Transpired solar collectors are particularly effective in areas requiring large amounts of heated ventilation air during the daytime hours, such as warehouses or garages. On the other hand, spaces with large heated ventilation air requirements on a 24-hours-per-day basis may be better served by a system that transfers heat between the exhaust and ventilation air (see Appendix D, section 7).
D.6.5.9 Solar-Electric Systems
Solar electric systems (also known as PV systems) use the direct conversion of sunlight to direct current (DC) electricity. The four major types of PV cells in order of highest to lowest performance and cost are single crystal, polycrystalline, thin film, and amorphous silicon cells. The cells have a long life and are almost maintenance free. The cells are assembled into modules and the modules are connected into arrays. The type of cell connection determines the voltage and current of the array.

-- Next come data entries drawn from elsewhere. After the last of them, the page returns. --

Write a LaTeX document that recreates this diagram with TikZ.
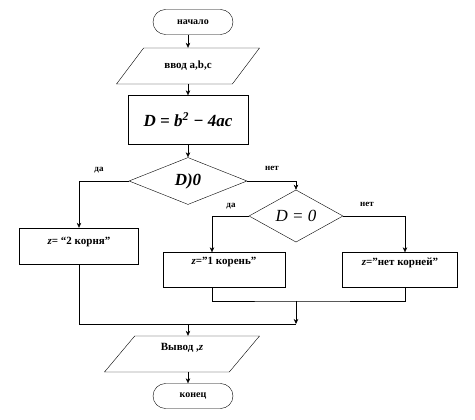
\documentclass[tikz,border=0pt]{standalone}
\usepackage{fontspec}
\setmainfont{Liberation Serif}
\usetikzlibrary{arrows.meta,shapes.geometric,shapes.misc}

\begin{document}
\begin{tikzpicture}[x=1pt,y=-1pt,
  term/.style={draw,rounded rectangle,minimum width=84pt,minimum height=25pt,inner sep=2pt,font=\fontsize{10}{12}\selectfont\bfseries},
  io/.style={draw,trapezium,trapezium stretches body,text height=8pt,font=\fontsize{11}{13}\selectfont\bfseries},
  proc/.style={draw,font=\fontsize{11}{13}\selectfont\bfseries},
  cond/.style={draw,diamond,inner sep=0pt,font=\fontsize{17}{20}\selectfont\itshape},
  lbl/.style={font=\fontsize{9}{10}\selectfont\bfseries},
  arr/.style={-{Stealth[length=5pt,width=4.5pt]}}]
  \useasboundingbox (0,0) rectangle (475,420);
  \node[term] (start) at (193,22) {начало};
  \node[io,trapezium left angle=53,trapezium right angle=127,minimum width=143pt,text depth=3pt,inner ysep=12.5pt] (inp) at (188,66) {ввод a,b,c};
  \node[proc,minimum width=120pt,minimum height=49pt,font=\fontsize{17}{20}\selectfont\bfseries\itshape] (calc) at (188,120) {D = b\textsuperscript{2} − 4ac};
  \node[cond,minimum width=118pt,minimum height=47pt,font=\fontsize{17}{20}\selectfont\bfseries\itshape] (gt) at (188,181) {D)0};
  \node[cond,minimum width=94pt,minimum height=48pt] (eq) at (296,216) {D = 0};
  \node[proc,minimum width=119pt,minimum height=36pt,text depth=10pt] (two) at (79,246) {\textit{z}= “2 корня”};
  \node[proc,minimum width=122pt,minimum height=35pt,text depth=19pt] (one) at (224,270) {\textit{z}=”1 корень”};
  \node[proc,minimum width=115pt,minimum height=35pt,text depth=17pt] (none) at (400,270) {\textit{z}=”нет корней”};
  \node[io,trapezium left angle=50,trapezium right angle=130,minimum width=155pt,text depth=14pt,inner ysep=7pt] (outp) at (182,354) {Вывод ,\textit{z}};
  \node[term] (stop) at (193,396) {конец};
  % branch labels
  \node[lbl] (yes1) at (99,170) {да};
  \node[lbl] (no1) at (272,168) {нет};
  \node[lbl] (yes2) at (231,206) {да};
  \node[lbl] (no2) at (367,204) {нет};
  % joins
  \coordinate (j1) at (296,301);
  \coordinate (j2) at (296,324);
  \coordinate (j3) at (188,324);
  \draw[arr] (inp.north |- start.south) -- (inp.north);
  \draw[arr] (inp.south -| calc.north) -- (calc.north);
  \draw[arr] (calc) -- (gt);
  \draw[arr] (gt.west) -| (two.north);
  \draw[arr] (gt.east) -| (eq.north);
  \draw[arr] (eq.west) -| ([xshift=-12pt]one.north);
  \draw[arr] (eq.east) -| ([xshift=5pt]none.north);
  \draw ([xshift=-12pt]one.south) |- (j1) -| ([xshift=5pt]none.south);
  \draw[arr] (j1) -- (j2);
  \draw (two.south) |- (j2);
  \draw[arr] (j3) -- (j3 |- outp.north);
  \draw[arr] (j3 |- outp.south) -- (j3 |- stop.north);
\end{tikzpicture}
\end{document}
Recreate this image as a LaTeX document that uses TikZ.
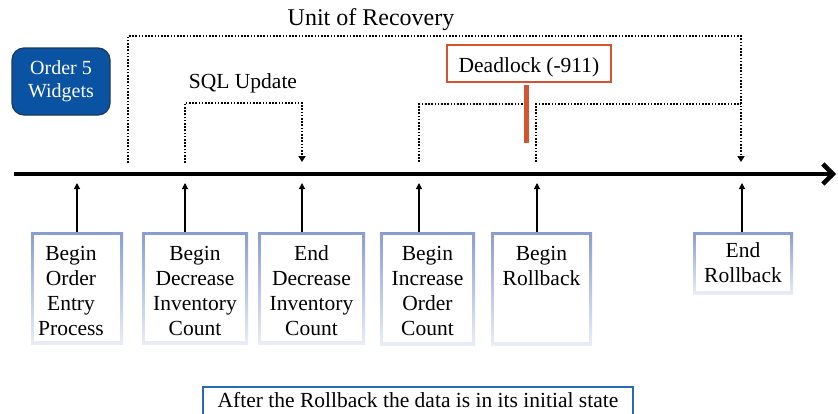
\documentclass[tikz,border=0pt]{standalone}
\usepackage{fontspec}
\setmainfont{Liberation Serif}
\usetikzlibrary{arrows.meta}
\definecolor{orderfill}{HTML}{0A53A3}
\definecolor{orderedge}{HTML}{1E3858}
\definecolor{alertred}{HTML}{D25430}
\definecolor{noteblue}{HTML}{2A69B3}
\definecolor{boxtop}{HTML}{8A9DCF}
\definecolor{boxbot}{HTML}{EAEDF7}
\begin{document}
\begin{tikzpicture}[x=1pt,y=-1pt,
  txt/.style={font=\fontsize{21.5pt}{25pt}\selectfont, inner sep=0pt, align=center},
  evbox/.style={anchor=north, inner sep=0pt, top color=boxtop, bottom color=boxbot,
    path picture={\fill[white]
      ([shift={(3pt,3pt)}]path picture bounding box.south west) rectangle
      ([shift={(-3pt,-3pt)}]path picture bounding box.north east);}},
  evlabel/.style={txt, anchor=base},
  timeline/.style={line width=4.5pt, -{Straight Barb[length=10pt,width=20pt]}},
  uparrow/.style={line width=1.1pt, -{Triangle[length=6pt,width=6pt]}},
  dots/.style={line width=1.8pt, dash pattern=on 1.6pt off 1.6pt},
  dotarrow/.style={dots, -{Triangle[length=6pt,width=7pt]}},
]
\useasboundingbox (0,0) rectangle (838,413);
\clip (0,0) rectangle (838,413);
\fill[white] (0,0) rectangle (838,413);

% time axis
\coordinate (tl0) at (14,174);
\coordinate (tl1) at (836,174);
\draw[timeline] (tl0) -- (tl1);

% event boxes below the axis
\node[evbox, minimum width=92pt,  minimum height=112pt] (b1) at (77,232) {};
\node[evbox, minimum width=106pt, minimum height=112pt] (b2) at (195,232) {};
\node[evbox, minimum width=107pt, minimum height=112pt] (b3) at (311.5,232) {};
\node[evbox, minimum width=95pt,  minimum height=113pt] (b4) at (427.5,232) {};
\node[evbox, minimum width=101pt, minimum height=113pt] (b5) at (541.5,232) {};
\node[evbox, minimum width=100pt, minimum height=62pt]  (b6) at (743,232) {};

% labels, positioned by the baseline of their last line
\node[evlabel] (t1) at (71,335) {Begin\\Order\\Entry\\Process};
\node[evlabel] (t2) at (195,335) {Begin\\Decrease\\Inventory\\Count};
\node[evlabel] (t3) at (311.5,335) {End\\Decrease\\Inventory\\Count};
\node[evlabel] (t4) at (427.5,335) {Begin\\Increase\\Order\\Count};
\node[evlabel] (t5) at (541.5,285) {Begin\\Rollback};
\node[evlabel] (t6) at (743,282) {End\\Rollback};

% arrows from the events up to the axis
\coordinate (p1) at (77,183);
\coordinate (p2) at (185,183);
\coordinate (p3) at (302,183);
\coordinate (p4) at (419,183);
\coordinate (p5) at (537,183);
\coordinate (p6) at (742,183);
\draw[uparrow] (b1.north -| p1) -- (p1);
\draw[uparrow] (b2.north -| p2) -- (p2);
\draw[uparrow] (b3.north -| p3) -- (p3);
\draw[uparrow] (b4.north -| p4) -- (p4);
\draw[uparrow] (b5.north -| p5) -- (p5);
\draw[uparrow] (b6.north -| p6) -- (p6);

% unit of recovery bracket
\coordinate (u0) at (128,163);
\coordinate (u1) at (741,36);
\coordinate (u2) at (741,162);
\draw[dotarrow] (u0) |- (u1) -- (u2);
\node[evlabel, font=\fontsize{24pt}{28pt}\selectfont] (uor) at (371,25) {Unit of Recovery};

% SQL update bracket
\coordinate (s0) at (185,163);
\coordinate (s1) at (302,103);
\coordinate (s2) at (302,162);
\draw[dotarrow] (s0) |- (s1) -- (s2);
\node[evlabel] (sql) at (243,88) {SQL Update};

% brackets interrupted by the deadlock
\coordinate (a0) at (419,162);
\coordinate (a1) at (524,104);
\draw[dots] (a0) |- (a1);
\coordinate (c0) at (536,162);
\coordinate (c1) at (741,104);
\draw[dots] (c0) |- (c1);

% deadlock marker
\node[txt, draw=alertred, line width=1.5pt, fill=white, minimum width=164pt, minimum height=37pt,
      text height=19pt, text depth=2pt] (dl) at (529,63.5) {Deadlock (-911)};
\coordinate (r0) at (526,85);
\coordinate (r1) at (526,143);
\draw[alertred, line width=5pt] (r0) -- (r1);

% order box
\node[txt, font=\fontsize{20pt}{23pt}\selectfont, text=white, fill=orderfill, draw=orderedge,
      line width=1.2pt, rounded corners=12pt, minimum width=98pt, minimum height=67pt]
      (order) at (61,81.5) {Order 5\\Widgets};

% closing note
\node[txt, draw=noteblue, line width=1.5pt, minimum width=430pt, minimum height=36pt,
      text height=12pt, text depth=7pt] (note) at (418,405) {After the Rollback the data is in its initial state};
\end{tikzpicture}
\end{document}
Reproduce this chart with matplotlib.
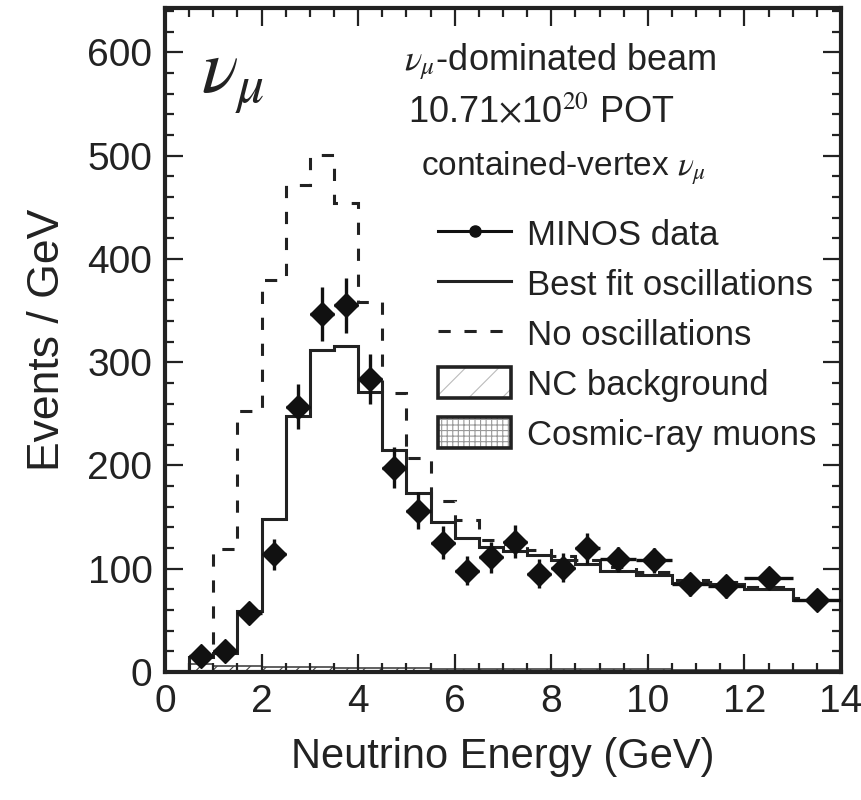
import matplotlib
matplotlib.use("Agg")
import matplotlib.pyplot as plt
from matplotlib.patches import Patch
from matplotlib.lines import Line2D
from matplotlib.legend_handler import HandlerTuple
from matplotlib.ticker import MultipleLocator

plt.rcParams['font.family'] = ['Liberation Sans', 'DejaVu Sans']
plt.rcParams['mathtext.fontset'] = 'stix'
plt.rcParams['hatch.linewidth'] = 0.8

# bin edges (GeV) and bin centres of the MINOS data points
bin_edges = [0.5, 1.0, 1.5, 2.0, 2.5, 3.0, 3.5, 4.0, 4.5, 5.0, 5.5, 6.0,
             6.5, 7.0, 7.5, 8.0, 8.5, 9.0, 9.75, 10.5, 11.25, 12.0, 13.0, 14.0]
data_x = [0.75, 1.25, 1.75, 2.25, 2.75, 3.25, 3.75, 4.25, 4.75, 5.25, 5.75,
          6.25, 6.75, 7.25, 7.75, 8.25, 8.75, 9.375, 10.125, 10.875, 11.625,
          12.5, 13.5]
data_y = [15.5, 20, 57, 114, 257, 347, 355, 284, 198, 156, 125, 98, 111,
          126, 95, 101, 120, 109, 108, 85, 83, 91, 70]
data_err = [6, 6, 11, 15, 22, 26, 27, 24, 20, 18, 16, 14, 15, 16, 14, 14,
            15, 12, 12, 11, 11, 10, 8]

best_fit = [15, 18, 59, 148, 248, 312, 316, 271, 215, 173, 145, 130, 121,
            117, 113, 108, 105, 98, 94, 86, 85, 80, 70]
no_osc = [17, 119, 253, 380, 472, 501, 454, 358, 270, 207, 166, 147, 128,
          124, 118, 112, 108, 102, 97, 89, 87, 82, 72]
nc_bkg = [8, 6, 6, 5, 5, 5, 4, 4, 4, 4, 3, 3, 3, 3, 3, 3, 3, 3, 3, 2, 2, 2, 2]
cosmic = [1, 1, 1, 1, 1, 1, 1, 1, 1, 1, 1, 1, 1, 1, 1, 1, 1, 1, 1, 1, 1, 1, 1]

ink = '#222222'
dash = (0, (4, 4.5))

fig = plt.figure(figsize=(8.62, 8.0), dpi=100)
ax = fig.add_axes([0.1914, 0.16, 0.7842, 0.83])

# backgrounds at the bottom
ax.stairs(nc_bkg, bin_edges, baseline=0, fill=True, facecolor='white',
          edgecolor='#444444', hatch='//', linewidth=1.2)
ax.stairs(cosmic, bin_edges, baseline=0, fill=True, facecolor='white',
          edgecolor='#444444', hatch='++', linewidth=1.0)

# predictions
ax.stairs(no_osc, bin_edges, baseline=0, color=ink, linewidth=2.2,
          linestyle=dash)
ax.stairs(best_fit, bin_edges, baseline=0, color=ink, linewidth=2.2)

# data
half_w = [(b - a) / 2 for a, b in zip(bin_edges[:-1], bin_edges[1:])]
ax.errorbar(data_x, data_y, yerr=data_err, xerr=half_w, fmt='D',
            color='#111111', markersize=12, elinewidth=2.4, capsize=0,
            zorder=5)

ax.set_xlim(0, 14)
ax.set_ylim(0, 643)
ax.xaxis.set_major_locator(MultipleLocator(2))
ax.xaxis.set_minor_locator(MultipleLocator(0.5))
ax.yaxis.set_major_locator(MultipleLocator(100))
ax.yaxis.set_minor_locator(MultipleLocator(20))
ax.tick_params(which='both', direction='in', top=True, right=True,
               labelsize=28, width=1.6, color=ink, labelcolor=ink, pad=9)
ax.tick_params(which='major', length=13)
ax.tick_params(which='minor', length=6.5)
for s in ax.spines.values():
    s.set_linewidth(3)
    s.set_color(ink)

ax.set_xlabel('Neutrino Energy (GeV)', fontsize=30, labelpad=12, color=ink)
ax.set_ylabel('Events / GeV', fontsize=32, labelpad=14, color=ink)

# annotations
ax.text(0.054, 0.945, r'$\nu_\mu$', transform=ax.transAxes, fontsize=55,
        va='top', ha='left', color=ink)
ax.text(0.354, 0.907, r'$\nu_\mu$-dominated beam', transform=ax.transAxes,
        fontsize=26, ha='left', va='baseline', color=ink)
ax.text(0.36, 0.827, r'10.71$\times$10$^{20}$ POT', transform=ax.transAxes,
        fontsize=26, ha='left', va='baseline', color=ink)
ax.text(0.379, 0.748, r'contained-vertex $\nu_\mu$', transform=ax.transAxes,
        fontsize=24, ha='left', va='baseline', color=ink)

box = Patch(facecolor='none', edgecolor=ink, linewidth=2.6)
handles = [
    Line2D([], [], color='#111111', marker='o', markersize=8, linewidth=2.2),
    Line2D([], [], color=ink, linewidth=2.2),
    Line2D([], [], color=ink, linewidth=2.2, linestyle=dash),
    (Patch(facecolor='white', edgecolor='#bbbbbb', hatch='/', linewidth=0),
     box),
    (Patch(facecolor='white', edgecolor='#999999', hatch='+++', linewidth=0),
     box),
]
labels = ['MINOS data', 'Best fit oscillations', 'No oscillations',
          'NC background', 'Cosmic-ray muons']
ax.legend(handles, labels, loc='upper left', bbox_to_anchor=(0.404, 0.685),
          frameon=False, fontsize=25, handlelength=2.1, handleheight=1.0,
          handletextpad=0.45, labelspacing=0.45, borderaxespad=0,
          borderpad=0, labelcolor=ink,
          handler_map={tuple: HandlerTuple(ndivide=1, pad=0)})

fig.savefig('out.png', dpi=100)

The power generated by a PV array is instantaneous direct current while the sun shines. Most systems include alternating current (AC) inverters and some include batteries for storage.
PV systems may be stand-alone or utility-grid-integrated. A stand-alone system is applicable to remote locations that are at least one-quarter mile from utility connections. For stand-alone systems, a fuel generator and/or batteries may be used to provide electricity during periods of insufficient solar radiation. A grid-integrated system supplements utility power. In buildings having an uninterruptible power supply (UPS) system, the PV system can charge the UPS battery bank and supply supplemental power to the building.
Like active solar collectors, PV arrays may be mounted directly on the building or on nearby racks. Building-integrated PV modules are available as roofing tiles, shingles, standing seam metal roofing, spandrel panels, or as partially transparent shading elements. The building site might incorporate PV arrays as shading devices for parking areas, pedestrian walkways, or outdoor gathering spaces.
PV systems are still quite expensive when grid power is available, but improvements in efficiencies, manufacturing, and storage systems promise to reduce the total system cost of future PV installations. It may be desirable to plan building surfaces with proper solar access and wiring access points for a future PV system. PV systems sometimes make economic sense when very high-quality, uninterruptible power is needed.